Images courtesy of Monkeypaw and Universal Pictures

Working under the direction of production VFX Producer and Supervisor James McQuaide, Rising Sun Pictures built 3D replicas of Cabrini-Green’s now-demolished buildings for use in flashback scenes.

“Rising Sun Pictures has a reputation for delivering a high level of detail and realism”

Tony Clark, General Manager

Clark goes on “VFX supervisor Tim Crosbie, was a perfect fit to deliver the Cabrini housing project for Candyman. The result is seamless visual effects that audiences do not question in terms of authenticity. It is always a hallmark for Tim and his team.” 

The artists worked meticulously from historical photographs and scenes from the original film to recreate the clustered towers.

The Cabrini-Green Project. Images courtesy of RSP, Monkeypaw and Universal Pictures.

“They also had to be historically accurate and consistent with the original film. That included everything from the smallest architectural artifacts to the specific graffiti on building walls seen in the original movie.” 

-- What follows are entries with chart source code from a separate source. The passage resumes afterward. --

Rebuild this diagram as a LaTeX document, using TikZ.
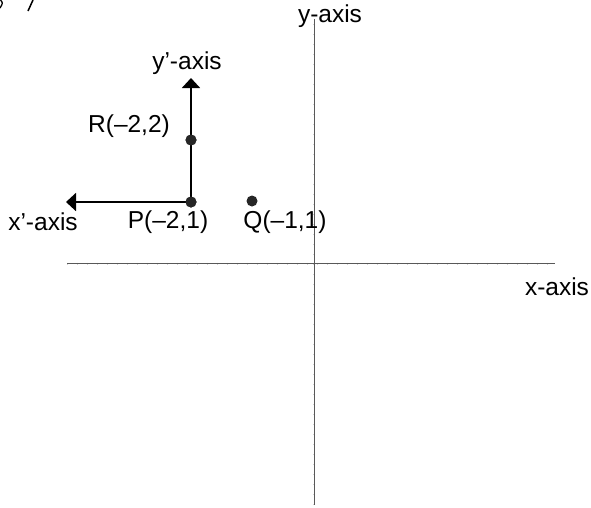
\documentclass[tikz,border=0pt]{standalone}
\usepackage{fontspec}
\setmainfont{Liberation Sans}
\usetikzlibrary{arrows.meta}
\begin{document}
\begin{tikzpicture}[x=1pt,y=-1pt,
  axisline/.style={draw=black!65,line width=1pt},
  tickmark/.style={draw=black!18,line width=0.4pt},
  vec/.style={draw=black,line width=1.8pt,-{Triangle[length=10pt,width=18pt]}},
  lbl/.style={font=\fontsize{24.5}{29}\selectfont,inner sep=0pt},
  pt/.style={circle,fill=black!85,inner sep=0pt,minimum size=11pt}]
\useasboundingbox (0,0) rectangle (591,507);
% fragments at top-left
\draw[line width=1.3pt] (0.5,0) .. controls (3,3) .. (0,8);
\draw[line width=1.5pt] (33,0) -- (28,11);
% axes
\coordinate (xl) at (67,263.5);
\coordinate (xr) at (555,263.5);
\coordinate (yt) at (314,19);
\coordinate (yb) at (314,505);
\foreach \i in {0,...,48} {\draw[tickmark] (67+\i*10,262.5) -- (67+\i*10,264.5);}
\foreach \i in {0,...,48} {\draw[tickmark] (313,24+\i*10) -- (315,24+\i*10);}
\draw[axisline] (xl) -- (xr);
\draw[axisline] (yt) -- (yb);
\node[lbl] (ylab) at (330,16) {y-axis};
\node[lbl] (xlab) at (557,287) {x-axis};
% points
\node[pt] (P) at (191,202) {};
\node[pt] (R) at (191,140) {};
\node[pt] (Q) at (252,201) {};
\coordinate (xp) at (66,202);
\coordinate (yp) at (191,78);
\draw[vec] (P.center) -- (xp);
\draw[vec] (P.center) -- (yp);
\node[pt] at (P) {};
\node[pt] at (R) {};
% labels
\node[lbl] (yplab) at (187,63) {y’-axis};
\node[lbl] (Rlab) at (129,126) {R(–2,2)};
\node[lbl] (Plab) at (168,222) {P(–2,1)};
\node[lbl] (Qlab) at (285,222) {Q(–1,1)};
\node[lbl] (xplab) at (43,222) {x’-axis};
\end{tikzpicture}
\end{document}
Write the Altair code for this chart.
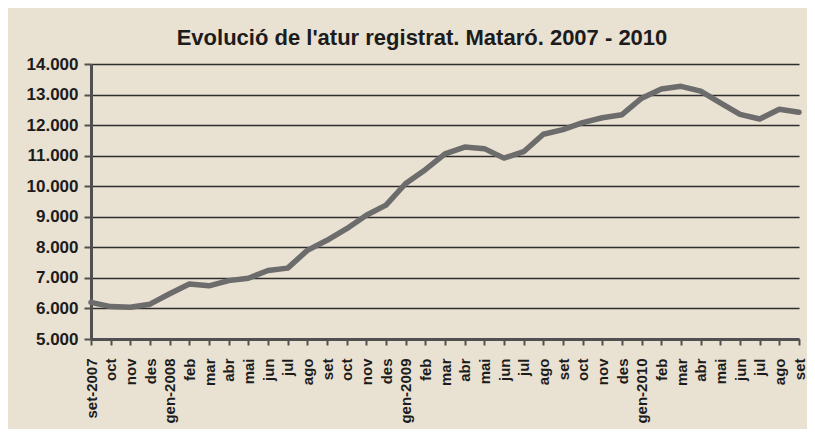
import altair as alt
import pandas as pd

labels = ["set-2007", "oct", "nov", "des", "gen-2008", "feb", "mar", "abr", "mai", "jun",
          "jul", "ago", "set", "oct", "nov", "des", "gen-2009", "feb", "mar", "abr",
          "mai", "jun", "jul", "ago", "set", "oct", "nov", "des", "gen-2010", "feb",
          "mar", "abr", "mai", "jun", "jul", "ago", "set"]
values = [6200, 6060, 6040, 6140, 6480, 6800, 6740, 6910, 6990, 7240,
          7320, 7900, 8230, 8610, 9050, 9380, 10090, 10540, 11060, 11280,
          11230, 10920, 11130, 11700, 11850, 12080, 12240, 12340, 12880, 13180,
          13270, 13110, 12730, 12350, 12200, 12520, 12420]
y_ticks = [5000, 6000, 7000, 8000, 9000, 10000, 11000, 12000, 13000, 14000]

df = pd.DataFrame({"i": list(range(len(values))), "atur": values, "mes": labels})
label_js = "[" + ",".join("'" + l + "'" for l in labels) + "]"

FONT = "Liberation Sans"
INK = "#1c1c1c"

chart = alt.Chart(df).mark_line(
    color="#6c6c6c", strokeWidth=5.5, strokeJoin="round", strokeCap="round"
).encode(
    x=alt.X("i:Q",
            scale=alt.Scale(domain=[0, len(values) - 1], nice=False, zero=False),
            axis=alt.Axis(values=list(range(len(values))),
                          labelExpr=label_js + "[datum.value]",
                          labelAngle=-90, labelPadding=13, tickSize=6,
                          grid=False, title=None, labelFontSize=15)),
    y=alt.Y("atur:Q",
            scale=alt.Scale(domain=[5000, 14000], nice=False, zero=False),
            axis=alt.Axis(values=y_ticks,
                          labelExpr="replace(format(datum.value, ','), ',', '.')",
                          grid=True, title=None, tickSize=7, labelPadding=6,
                          labelFontSize=17)),
).properties(
    width=708,
    height=275,
    autosize=alt.AutoSizeParams(type="none"),
    padding={"left": 83, "top": 56, "right": 8, "bottom": 90},
    background="#e9e1d2",
    title=alt.TitleParams(
        "Evolució de l'atur registrat. Mataró. 2007 - 2010",
        font=FONT, fontSize=22, fontWeight="bold", color=INK,
        anchor="middle", frame="group", dx=-23, offset=17, dy=29,
        baseline="alphabetic",
    ),
).configure_view(
    stroke=None
).configure_axis(
    labelFont=FONT, labelFontWeight="bold", labelColor=INK,
    domainColor="#505050", domainWidth=3,
    tickColor="#505050", tickWidth=2,
    gridColor="#2e2e2e", gridWidth=1.3,
)

chart.save("out.html", embed_options={"renderer": "svg", "actions": False})
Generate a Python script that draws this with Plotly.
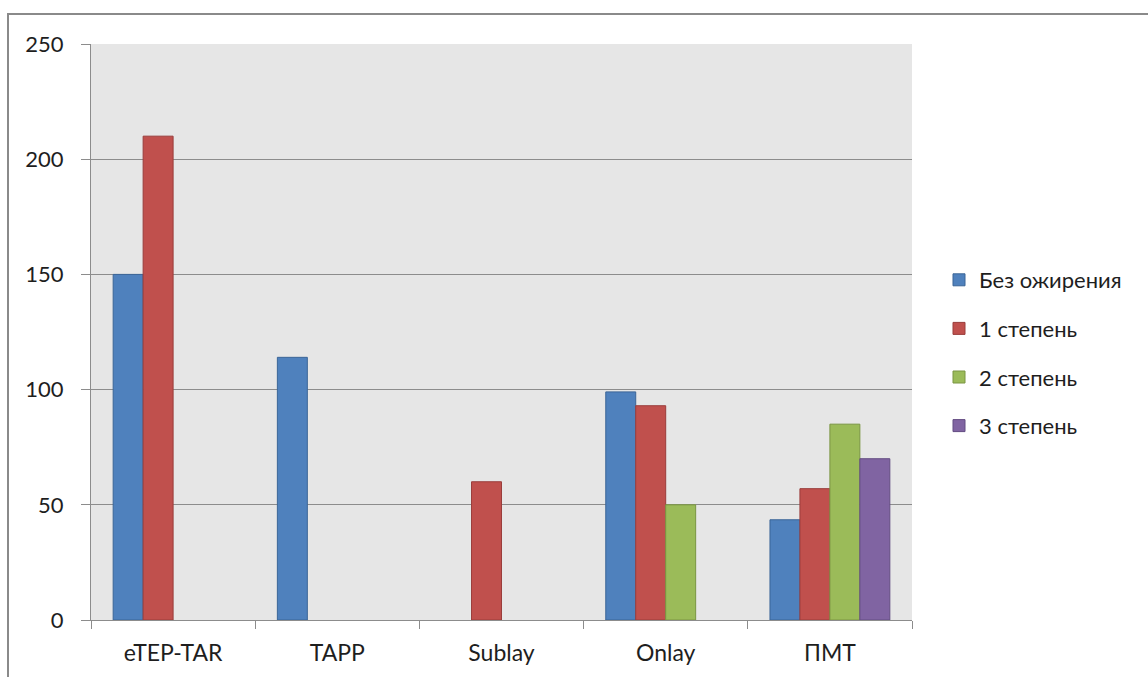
import plotly.graph_objects as go

categories = ["eTEP-TAR", "TAPP", "Sublay", "Onlay", "ПМТ"]
series_names = ["Без ожирения", "1 степень", "2 степень", "3 степень"]
# None marks a group with no bar for that series
no_obesity = [150, 114, None, 99, 43.5]
degree_1 = [210, None, 60, 93, 57]
degree_2 = [None, None, None, 50, 85]
degree_3 = [None, None, None, None, 70]
y_ticks = [0, 50, 100, 150, 200, 250]

fills = ["#4F81BD", "#C0504D", "#9BBB59", "#8064A2"]
edges = ["#3B6597", "#9A3D3B", "#7A9542", "#634C82"]

FONT = "Lato, 'Open Sans', sans-serif"
TXT = "#1e1e1e"

fig = go.Figure()
for i, (name, vals) in enumerate(zip(series_names, [no_obesity, degree_1, degree_2, degree_3])):
    fig.add_trace(go.Bar(
        x=categories, y=vals, name=name,
        marker=dict(color=fills[i], line=dict(color=edges[i], width=1)),
        legendgroup=f"g{i}",
    ))

W, H = 1148, 677
L, R, T, B = 91, 912, 44, 620
pw, ph = R - L, B - T

def px(x):
    return (x - L) / pw

def py(y):
    return (B - y) / ph

fig.update_layout(
    width=W, height=H,
    margin=dict(l=L, r=W - R, t=T, b=H - B, pad=0),
    paper_bgcolor="white",
    plot_bgcolor="#E6E6E6",
    barmode="group",
    bargap=0.27,
    bargroupgap=0,
    font=dict(family=FONT, size=20, color=TXT),
    legend=dict(
        x=px(939), y=py(259), xanchor="left", yanchor="top",
        font=dict(family=FONT, size=22, color=TXT),
        tracegroupgap=17,
        itemwidth=30,
        bgcolor="rgba(0,0,0,0)",
    ),
    xaxis=dict(
        type="category",
        automargin=False,
        tickson="boundaries",
        ticks="outside", ticklen=8, tickcolor="#8c8c8c", tickwidth=1,
        showline=True, linecolor="#8c8c8c", linewidth=1,
        showgrid=False,
        ticklabelstandoff=12,
        tickfont=dict(family=FONT, size=23, color=TXT),
    ),
    yaxis=dict(
        range=[0, 250],
        automargin=False,
        tickvals=y_ticks,
        ticks="outside", ticklen=9, tickcolor="#8c8c8c", tickwidth=1,
        showline=True, linecolor="#8c8c8c", linewidth=1,
        showgrid=True, gridcolor="#8c8c8c", gridwidth=1,
        zeroline=False,
        ticklabelstandoff=13,
        tickfont=dict(family=FONT, size=22, color=TXT),
    ),
    shapes=[
        dict(type="rect", xref="paper", yref="paper",
             x0=px(8), y0=-0.3, x1=1.6, y1=py(14),
             line=dict(color="#8a8a8a", width=2), fillcolor="rgba(0,0,0,0)",
             layer="below"),
    ],
)

fig.write_html("out.html")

Tim Crosbie, VFX Supervisor

Candyman’s hook was similarly challenging but in a different way. In the original film, actor Tony Todd wore a prosthetic device. In the new film, Michael Hargrove, wore a green covering over his hand that RSP’s team replaced with a digital element. 

Candyman. Images courtesy of RSP, Monkeypaw and Universal Pictures.

“The biggest challenge was removing the actor’s real hand and replacing whatever was occluded behind it.” Citing a scene where Candyman raises the hook to his mouth in a shushing gesture, Wolter adds, “To make that shot work, we had to rebuild part of his face because his hand is obviously much larger than the hook.” 

“We stayed in close contact with James McQuaide and his team, who were always available to us. We’re very proud of the shots we delivered.”